**Aim**
Omit pictures and quote the listing below line by line, from its start through the line that holds "return x / W".

**Source data**
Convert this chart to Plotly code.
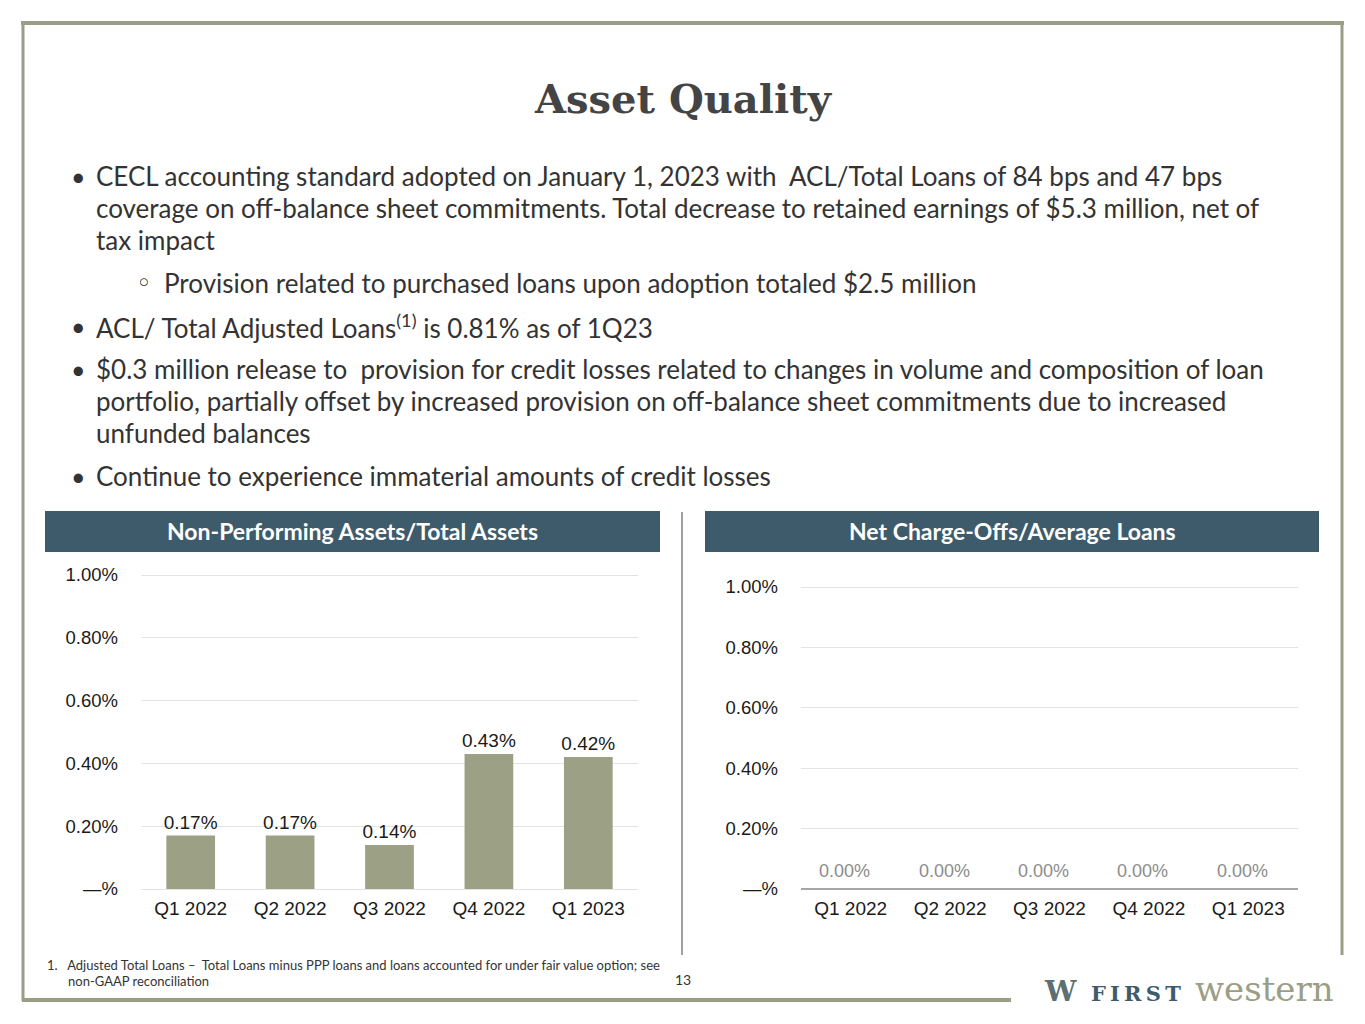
import plotly.graph_objects as go

# page size
W, H = 1365, 1024

categories = ["Q1 2022", "Q2 2022", "Q3 2022", "Q4 2022", "Q1 2023"]
npa_pct = [0.17, 0.17, 0.14, 0.43, 0.42]
nco_pct = [0.00, 0.00, 0.00, 0.00, 0.00]
y_ticks = [0, 0.2, 0.4, 0.6, 0.8, 1.0]
y_tick_text = ["—%", "0.20%", "0.40%", "0.60%", "0.80%", "1.00%"]

title = "Asset Quality"
left_header = "Non-Performing Assets/Total Assets"
right_header = "Net Charge-Offs/Average Loans"
bullet_lines = [
    ("•", "CECL accounting standard adopted on January 1, 2023 with  ACL/Total Loans of 84 bps and 47 bps"),
    ("", "coverage on off-balance sheet commitments. Total decrease to retained earnings of $5.3 million, net of"),
    ("", "tax impact"),
    ("◦", "Provision related to purchased loans upon adoption totaled $2.5 million"),
    ("•", "ACL/ Total Adjusted Loans<sup>(1)</sup> is 0.81% as of 1Q23"),
    ("•", "$0.3 million release to  provision for credit losses related to changes in volume and composition of loan"),
    ("", "portfolio, partially offset by increased provision on off-balance sheet commitments due to increased"),
    ("", "unfunded balances"),
    ("•", "Continue to experience immaterial amounts of credit losses"),
]
bullet_y = [176, 208, 240, 283, 326, 369, 401, 433, 476]
footnote_1 = "1.   Adjusted Total Loans –  Total Loans minus PPP loans and loans accounted for under fair value option; see"
footnote_2 = "non-GAAP reconciliation"
page_no = "13"

OLIVE = "#9b9e86"
SLATE = "#3e5b6c"
BAR = "#9ca085"
TEXT = "#333333"
Y_TOP = 1.02  # a little headroom so the 1.00% gridline shows


def px(x):
    return x / W


def py(y):
    return 1 - y / H


fig = go.Figure()

fig.add_trace(go.Bar(
    x=categories, y=npa_pct, marker_color=BAR, width=0.49,
    text=[f"{v:.2f}%" for v in npa_pct], textposition="outside", constraintext="none",
    textfont=dict(family="Liberation Sans", size=19, color="#1a1a1a"),
    cliponaxis=False, xaxis="x", yaxis="y", showlegend=False, hoverinfo="skip",
))
fig.add_trace(go.Bar(
    x=categories, y=nco_pct, marker_color=BAR, width=0.49,
    xaxis="x2", yaxis="y2", showlegend=False, hoverinfo="skip",
))

xfont = dict(family="Liberation Sans", size=19, color="#1a1a1a")
yfont = dict(family="Liberation Sans", size=18.5, color="#1a1a1a")
xcommon = dict(type="category", showgrid=False, showline=False, ticks="",
               tickfont=xfont, ticklabelstandoff=6, fixedrange=True, automargin=False)
ycommon = dict(range=[0, Y_TOP], tickvals=y_ticks, ticktext=y_tick_text,
               showgrid=True, gridcolor="#e3e3e3", gridwidth=1, showline=False,
               ticks="", tickfont=yfont, ticklabelstandoff=22, fixedrange=True, automargin=False)

# plot heights: left 0→1.00 spans 889→575, right 889→587
left_top = 889 - (889 - 575) * Y_TOP
right_top = 889 - (889 - 587) * Y_TOP

fig.update_layout(
    template="none",
    width=W, height=H,
    margin=dict(l=0, r=0, t=0, b=0, pad=0, autoexpand=False),
    paper_bgcolor="white", plot_bgcolor="white",
    xaxis=dict(domain=[px(141), px(638)], anchor="y", **xcommon),
    yaxis=dict(domain=[py(889), py(left_top)], anchor="x", zeroline=True,
               zerolinecolor="#e3e3e3", zerolinewidth=1, **ycommon),
    xaxis2=dict(domain=[px(801), px(1298)], anchor="y2", **xcommon),
    yaxis2=dict(domain=[py(889), py(right_top)], anchor="x2", zeroline=True,
                zerolinecolor="#a6a6a6", zerolinewidth=2, **ycommon),
)

shapes = []
# slide border
shapes.append(dict(type="line", xref="paper", yref="paper", x0=px(21), x1=px(1344),
                   y0=py(23), y1=py(23), line=dict(color=OLIVE, width=4)))
shapes.append(dict(type="line", xref="paper", yref="paper", x0=px(23), x1=px(23),
                   y0=py(22), y1=py(1001), line=dict(color=OLIVE, width=3)))
shapes.append(dict(type="line", xref="paper", yref="paper", x0=px(1342), x1=px(1342),
                   y0=py(22), y1=py(955), line=dict(color=OLIVE, width=3)))
shapes.append(dict(type="line", xref="paper", yref="paper", x0=px(22), x1=px(1011),
                   y0=py(1000), y1=py(1000), line=dict(color=OLIVE, width=4)))
# header bands
for x0, x1 in [(45, 660), (705, 1319)]:
    shapes.append(dict(type="rect", xref="paper", yref="paper", x0=px(x0), x1=px(x1),
                       y0=py(552), y1=py(511), fillcolor=SLATE, line=dict(width=0), layer="below"))
# divider
shapes.append(dict(type="line", xref="paper", yref="paper", x0=px(682), x1=px(682),
                   y0=py(512), y1=py(955), line=dict(color="#a0a0a0", width=2)))

annotations = []
annotations.append(dict(text=f"<b>{title}</b>", x=px(683), y=py(98), xref="paper", yref="paper",
                        showarrow=False, xanchor="center", yanchor="middle",
                        font=dict(family="DejaVu Serif", size=40, color="#444444")))
for (mark, line), yy in zip(bullet_lines, bullet_y):
    sub = mark == "◦"
    tx = 162 if sub else 94
    if mark:
        annotations.append(dict(text=mark, x=px(143 if sub else 78), y=py(yy), xref="paper", yref="paper",
                                showarrow=False, xanchor="center", yanchor="middle",
                                font=dict(family="DejaVu Sans" if sub else "Lato",
                                          size=26 if sub else 25, color=TEXT)))
    annotations.append(dict(text=line, x=px(tx), y=py(yy), xref="paper", yref="paper",
                            showarrow=False, xanchor="left", yanchor="middle",
                            font=dict(family="Lato", size=26, color=TEXT)))
for header, cx in [(left_header, 352), (right_header, 1012)]:
    annotations.append(dict(text=f"<b>{header}</b>", x=px(cx), y=py(531), xref="paper", yref="paper",
                            showarrow=False, xanchor="center", yanchor="middle",
                            font=dict(family="Lato", size=23, color="white")))
# zero labels on the charge-off chart
for c, v in zip(categories, nco_pct):
    annotations.append(dict(text=f"{v:.2f}%", x=c, y=v, xref="x2", yref="y2",
                            showarrow=False, xanchor="center", yanchor="bottom", yshift=6, xshift=-6,
                            font=dict(family="Liberation Sans Narrow, Liberation Sans", size=18, color="#8c8c8c")))
annotations.append(dict(text=footnote_1, x=px(45), y=py(965), xref="paper", yref="paper",
                        showarrow=False, xanchor="left", yanchor="middle",
                        font=dict(family="Lato", size=13, color=TEXT)))
annotations.append(dict(text=footnote_2, x=px(66), y=py(981), xref="paper", yref="paper",
                        showarrow=False, xanchor="left", yanchor="middle",
                        font=dict(family="Lato", size=13, color=TEXT)))
annotations.append(dict(text=page_no, x=px(683), y=py(979), xref="paper", yref="paper",
                        showarrow=False, xanchor="center", yanchor="middle",
                        font=dict(family="Lato", size=14, color=TEXT)))
# logo (text approximation)
annotations.append(dict(text="<b>W</b>", x=px(1060), y=py(991), xref="paper", yref="paper",
                        showarrow=False, xanchor="center", yanchor="middle",
                        font=dict(family="DejaVu Serif", size=28, color="#5d6f72")))
annotations.append(dict(text="<b>F\u2009I\u2009R\u2009S\u2009T</b>", x=px(1089), y=py(993), xref="paper", yref="paper",
                        showarrow=False, xanchor="left", yanchor="middle",
                        font=dict(family="DejaVu Serif", size=21, color=SLATE)))
annotations.append(dict(text="western", x=px(1193), y=py(989), xref="paper", yref="paper",
                        showarrow=False, xanchor="left", yanchor="middle",
                        font=dict(family="DejaVu Serif", size=34, color=OLIVE)))

fig.update_layout(shapes=shapes, annotations=annotations)

fig.write_html("out.html", config={"displayModeBar": False},
               post_script="document.body.style.margin='0';")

**Worked answer**
Convert this chart to Plotly code.
import plotly.graph_objects as go

# page size
W, H = 1365, 1024

categories = ["Q1 2022", "Q2 2022", "Q3 2022", "Q4 2022", "Q1 2023"]
npa_pct = [0.17, 0.17, 0.14, 0.43, 0.42]
nco_pct = [0.00, 0.00, 0.00, 0.00, 0.00]
y_ticks = [0, 0.2, 0.4, 0.6, 0.8, 1.0]
y_tick_text = ["—%", "0.20%", "0.40%", "0.60%", "0.80%", "1.00%"]

title = "Asset Quality"
left_header = "Non-Performing Assets/Total Assets"
right_header = "Net Charge-Offs/Average Loans"
bullet_lines = [
    ("•", "CECL accounting standard adopted on January 1, 2023 with  ACL/Total Loans of 84 bps and 47 bps"),
    ("", "coverage on off-balance sheet commitments. Total decrease to retained earnings of $5.3 million, net of"),
    ("", "tax impact"),
    ("◦", "Provision related to purchased loans upon adoption totaled $2.5 million"),
    ("•", "ACL/ Total Adjusted Loans<sup>(1)</sup> is 0.81% as of 1Q23"),
    ("•", "$0.3 million release to  provision for credit losses related to changes in volume and composition of loan"),
    ("", "portfolio, partially offset by increased provision on off-balance sheet commitments due to increased"),
    ("", "unfunded balances"),
    ("•", "Continue to experience immaterial amounts of credit losses"),
]
bullet_y = [176, 208, 240, 283, 326, 369, 401, 433, 476]
footnote_1 = "1.   Adjusted Total Loans –  Total Loans minus PPP loans and loans accounted for under fair value option; see"
footnote_2 = "non-GAAP reconciliation"
page_no = "13"

OLIVE = "#9b9e86"
SLATE = "#3e5b6c"
BAR = "#9ca085"
TEXT = "#333333"
Y_TOP = 1.02  # a little headroom so the 1.00% gridline shows


def px(x):
    return x / W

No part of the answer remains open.